New laws blew radio pirates out of the water
IT was seen as another nail in the coffin of the Swinging Sixties.
The 1967 UK Marine Broadcasting Offences Act effectively declared participation in offshore pirate radio to be illegal.
The romantic image of pirate radio stations is that portrayed in Richard Curtis’s film The Boat That Rocked – a decrepit former trawler anchored in international waters, manned by a band of beatniks and hippies bringing the latest rock and pop sounds to humdrum Britain. And there’s some truth in this. Radio Caroline broadcast from a one-time Danish passenger ferry moored off Felixstowe from where Tony Blackburn, Simon Dee and Emperor Rosko all made their names spinning 45s while bobbing about on the North Sea.

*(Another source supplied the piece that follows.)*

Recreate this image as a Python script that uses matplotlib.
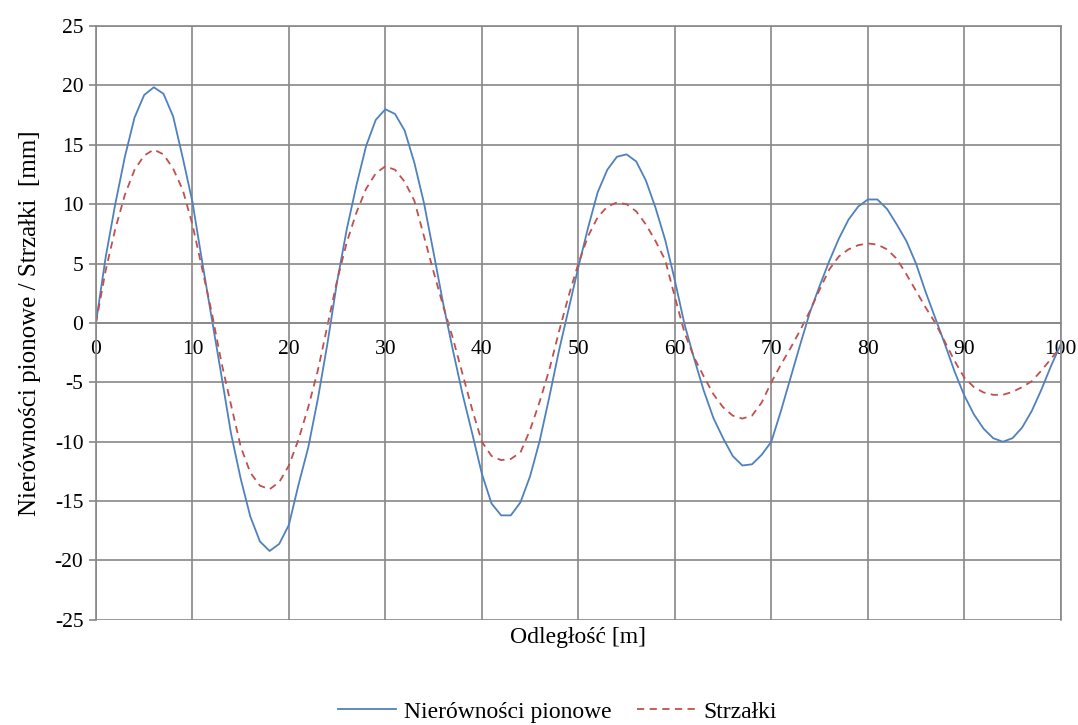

But despite its nautical name, pirate radio doesn’t just mean from the waves to the airwaves and actually refers to all unlicensed broadcasts.

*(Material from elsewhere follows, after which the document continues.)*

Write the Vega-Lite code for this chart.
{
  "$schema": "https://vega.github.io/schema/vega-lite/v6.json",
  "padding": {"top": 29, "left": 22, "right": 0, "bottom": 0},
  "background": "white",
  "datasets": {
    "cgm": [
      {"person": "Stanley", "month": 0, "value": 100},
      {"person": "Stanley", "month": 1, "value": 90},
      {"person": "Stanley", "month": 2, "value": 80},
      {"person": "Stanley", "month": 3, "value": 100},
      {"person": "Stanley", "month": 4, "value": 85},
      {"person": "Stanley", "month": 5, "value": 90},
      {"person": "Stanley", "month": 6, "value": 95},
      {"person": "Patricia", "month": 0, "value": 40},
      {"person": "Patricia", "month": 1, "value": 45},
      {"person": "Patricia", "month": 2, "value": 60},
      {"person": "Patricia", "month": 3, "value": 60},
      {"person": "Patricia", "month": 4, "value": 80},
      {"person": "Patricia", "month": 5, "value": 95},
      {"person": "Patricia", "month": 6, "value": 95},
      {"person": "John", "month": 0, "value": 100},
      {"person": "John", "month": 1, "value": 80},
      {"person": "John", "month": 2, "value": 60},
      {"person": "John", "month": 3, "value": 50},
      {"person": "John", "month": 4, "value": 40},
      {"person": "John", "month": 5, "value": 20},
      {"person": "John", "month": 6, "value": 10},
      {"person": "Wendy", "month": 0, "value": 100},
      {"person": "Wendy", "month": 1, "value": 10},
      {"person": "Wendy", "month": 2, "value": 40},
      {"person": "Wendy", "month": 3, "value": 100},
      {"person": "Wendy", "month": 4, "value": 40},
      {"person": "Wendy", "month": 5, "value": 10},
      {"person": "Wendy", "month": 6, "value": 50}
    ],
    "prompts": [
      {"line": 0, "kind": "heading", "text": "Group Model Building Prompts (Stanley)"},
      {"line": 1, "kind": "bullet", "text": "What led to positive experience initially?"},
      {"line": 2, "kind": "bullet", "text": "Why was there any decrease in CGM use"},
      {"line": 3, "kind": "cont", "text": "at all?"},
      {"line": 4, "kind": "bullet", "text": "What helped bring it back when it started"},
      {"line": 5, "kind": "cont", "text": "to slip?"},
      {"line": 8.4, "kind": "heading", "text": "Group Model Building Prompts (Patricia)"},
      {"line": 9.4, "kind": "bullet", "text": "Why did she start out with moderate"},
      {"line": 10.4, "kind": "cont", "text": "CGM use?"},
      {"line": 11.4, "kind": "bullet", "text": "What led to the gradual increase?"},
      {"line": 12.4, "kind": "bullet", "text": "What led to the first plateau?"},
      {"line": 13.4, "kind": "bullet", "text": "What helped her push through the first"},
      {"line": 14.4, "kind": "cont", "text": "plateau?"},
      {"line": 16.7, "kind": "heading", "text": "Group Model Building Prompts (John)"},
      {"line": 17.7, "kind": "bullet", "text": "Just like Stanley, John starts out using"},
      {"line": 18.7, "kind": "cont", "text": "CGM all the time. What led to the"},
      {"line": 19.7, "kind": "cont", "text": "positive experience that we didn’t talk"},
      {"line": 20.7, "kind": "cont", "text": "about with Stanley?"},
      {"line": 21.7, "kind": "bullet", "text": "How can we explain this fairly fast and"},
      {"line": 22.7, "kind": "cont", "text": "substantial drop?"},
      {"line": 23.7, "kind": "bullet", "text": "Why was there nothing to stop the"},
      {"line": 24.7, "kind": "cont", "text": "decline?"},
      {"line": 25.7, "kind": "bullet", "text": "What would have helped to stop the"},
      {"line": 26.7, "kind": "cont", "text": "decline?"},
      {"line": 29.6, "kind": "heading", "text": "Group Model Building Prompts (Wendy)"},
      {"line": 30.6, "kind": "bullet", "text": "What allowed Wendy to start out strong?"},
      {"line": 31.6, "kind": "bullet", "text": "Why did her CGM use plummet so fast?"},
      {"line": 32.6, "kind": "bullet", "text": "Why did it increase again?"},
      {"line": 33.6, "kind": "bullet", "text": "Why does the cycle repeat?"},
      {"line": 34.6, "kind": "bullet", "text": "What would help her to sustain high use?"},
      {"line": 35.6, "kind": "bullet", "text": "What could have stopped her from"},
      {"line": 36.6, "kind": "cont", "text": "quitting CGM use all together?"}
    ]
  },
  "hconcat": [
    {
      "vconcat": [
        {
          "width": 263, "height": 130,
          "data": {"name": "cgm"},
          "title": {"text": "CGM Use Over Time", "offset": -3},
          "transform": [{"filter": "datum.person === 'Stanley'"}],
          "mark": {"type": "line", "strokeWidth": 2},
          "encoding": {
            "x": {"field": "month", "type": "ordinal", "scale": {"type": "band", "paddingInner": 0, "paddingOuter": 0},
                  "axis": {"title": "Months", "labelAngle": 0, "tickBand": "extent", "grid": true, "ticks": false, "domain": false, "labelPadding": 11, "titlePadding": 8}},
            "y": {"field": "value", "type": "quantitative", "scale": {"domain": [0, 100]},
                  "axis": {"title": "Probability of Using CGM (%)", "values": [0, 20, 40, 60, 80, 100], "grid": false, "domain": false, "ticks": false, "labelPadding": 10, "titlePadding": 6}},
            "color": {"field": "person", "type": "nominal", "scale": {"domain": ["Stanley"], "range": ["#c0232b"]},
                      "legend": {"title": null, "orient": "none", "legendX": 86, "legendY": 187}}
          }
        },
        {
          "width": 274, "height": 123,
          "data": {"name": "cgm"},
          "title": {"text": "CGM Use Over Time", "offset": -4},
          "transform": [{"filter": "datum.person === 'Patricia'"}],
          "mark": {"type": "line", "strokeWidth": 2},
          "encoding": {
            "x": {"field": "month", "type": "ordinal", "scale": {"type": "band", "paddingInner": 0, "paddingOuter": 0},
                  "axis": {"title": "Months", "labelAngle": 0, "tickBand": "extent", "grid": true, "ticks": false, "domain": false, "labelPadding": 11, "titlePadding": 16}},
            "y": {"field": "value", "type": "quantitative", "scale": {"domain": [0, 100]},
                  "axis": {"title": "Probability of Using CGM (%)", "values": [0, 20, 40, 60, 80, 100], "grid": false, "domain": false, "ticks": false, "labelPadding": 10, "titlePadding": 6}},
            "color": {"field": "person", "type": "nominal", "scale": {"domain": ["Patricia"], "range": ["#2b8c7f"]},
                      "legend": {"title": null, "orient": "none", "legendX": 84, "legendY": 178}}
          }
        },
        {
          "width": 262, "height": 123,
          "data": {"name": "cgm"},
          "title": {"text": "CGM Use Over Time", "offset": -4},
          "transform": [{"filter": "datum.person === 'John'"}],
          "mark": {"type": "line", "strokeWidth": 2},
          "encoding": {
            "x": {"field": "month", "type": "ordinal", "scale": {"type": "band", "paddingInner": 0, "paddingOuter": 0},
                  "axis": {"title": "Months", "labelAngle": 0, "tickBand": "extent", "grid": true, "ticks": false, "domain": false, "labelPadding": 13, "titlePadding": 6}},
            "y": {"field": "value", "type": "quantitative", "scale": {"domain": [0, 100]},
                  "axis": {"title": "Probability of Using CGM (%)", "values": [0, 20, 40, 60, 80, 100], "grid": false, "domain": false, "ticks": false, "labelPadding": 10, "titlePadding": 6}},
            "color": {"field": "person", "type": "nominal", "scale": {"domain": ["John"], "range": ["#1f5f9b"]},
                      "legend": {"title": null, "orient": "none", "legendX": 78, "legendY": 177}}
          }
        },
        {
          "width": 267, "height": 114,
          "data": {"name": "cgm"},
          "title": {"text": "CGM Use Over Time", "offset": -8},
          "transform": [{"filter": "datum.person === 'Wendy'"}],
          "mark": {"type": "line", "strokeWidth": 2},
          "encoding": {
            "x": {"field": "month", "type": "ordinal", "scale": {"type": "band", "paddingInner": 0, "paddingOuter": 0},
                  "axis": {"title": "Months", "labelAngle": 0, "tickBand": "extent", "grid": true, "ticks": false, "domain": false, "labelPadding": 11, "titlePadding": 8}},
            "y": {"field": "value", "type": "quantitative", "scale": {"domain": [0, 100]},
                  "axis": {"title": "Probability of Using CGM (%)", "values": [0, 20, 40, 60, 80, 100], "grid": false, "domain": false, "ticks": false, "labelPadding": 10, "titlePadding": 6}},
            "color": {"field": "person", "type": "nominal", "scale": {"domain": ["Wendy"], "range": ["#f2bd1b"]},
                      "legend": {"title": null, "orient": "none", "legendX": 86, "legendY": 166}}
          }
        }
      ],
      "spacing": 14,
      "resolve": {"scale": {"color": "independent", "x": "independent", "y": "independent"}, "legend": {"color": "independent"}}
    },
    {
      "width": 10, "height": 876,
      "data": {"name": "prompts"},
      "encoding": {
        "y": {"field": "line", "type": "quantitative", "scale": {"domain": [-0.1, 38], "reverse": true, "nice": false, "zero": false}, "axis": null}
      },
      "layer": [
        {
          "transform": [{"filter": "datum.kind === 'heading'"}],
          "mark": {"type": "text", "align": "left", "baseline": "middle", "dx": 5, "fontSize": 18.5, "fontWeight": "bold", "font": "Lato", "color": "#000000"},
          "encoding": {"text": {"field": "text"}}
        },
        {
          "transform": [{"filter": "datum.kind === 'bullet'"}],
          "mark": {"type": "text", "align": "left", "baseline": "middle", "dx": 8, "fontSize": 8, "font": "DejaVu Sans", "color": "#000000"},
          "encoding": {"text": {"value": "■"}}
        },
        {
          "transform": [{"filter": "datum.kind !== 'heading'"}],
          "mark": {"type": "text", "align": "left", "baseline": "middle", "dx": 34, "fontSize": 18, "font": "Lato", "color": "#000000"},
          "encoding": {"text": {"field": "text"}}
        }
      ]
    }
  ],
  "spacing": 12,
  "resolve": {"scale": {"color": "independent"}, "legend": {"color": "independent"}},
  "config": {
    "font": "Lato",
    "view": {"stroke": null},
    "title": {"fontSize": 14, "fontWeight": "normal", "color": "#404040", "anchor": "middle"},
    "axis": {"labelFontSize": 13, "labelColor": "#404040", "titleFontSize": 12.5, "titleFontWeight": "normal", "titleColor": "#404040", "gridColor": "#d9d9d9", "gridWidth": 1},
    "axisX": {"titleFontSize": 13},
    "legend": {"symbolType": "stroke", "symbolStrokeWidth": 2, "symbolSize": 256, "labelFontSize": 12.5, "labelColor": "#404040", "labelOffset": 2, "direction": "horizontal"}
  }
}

Radio Luxembourg was, technically, a pirate radio station because it didn’t have a licence to broadcast in the UK and could only do so because it had one of the most-powerful privatelyowned transmitters.
Using a US-style format completely at odds with hidebound BBC programming, it inspired dozens of imitators such as Kenny Everett’s Radio London, which soon ringed the UK, broadcasting from vessels or abandoned sea forts.
By 1965, the pirates enjoyed an audience of 15 million and sold £2 million worth of advertising.
And that was the crux of the problem.
The BBC and ITV were fiercely protective of their income from licences and advertising respectively, and wanted the upstarts shut down.
The reasons actually given were that the pirates had misappropriated wartime installations and were using wavelengths allocated to others.
Their boats were described as a hazard to shipping and it was claimed their signals could interfere with those of aircraft and the emergency services.
The aforementioned Act extended existing law beyond territorial waters, and made it a criminal offence for anyone subject to UK law to operate or assist a pirate station.
It also dealt them a massive blow by cutting off their British advertising revenue.
And at the same time, the BBC launched Radio 1, which not only aped the style of the pirates, it nicked several of their top DJs.
Mind you, pirate radio wasn’t completely killed off.
They moved to dry land and it’s estimated there are 150-odd pirate radio stations in the UK, many operating in inner London.
Think of the Lenny Henry character Delbert Wilkins, founder of the BBC – the Brixton Broadcasting Corporation – operating out of the back of a kebab shop.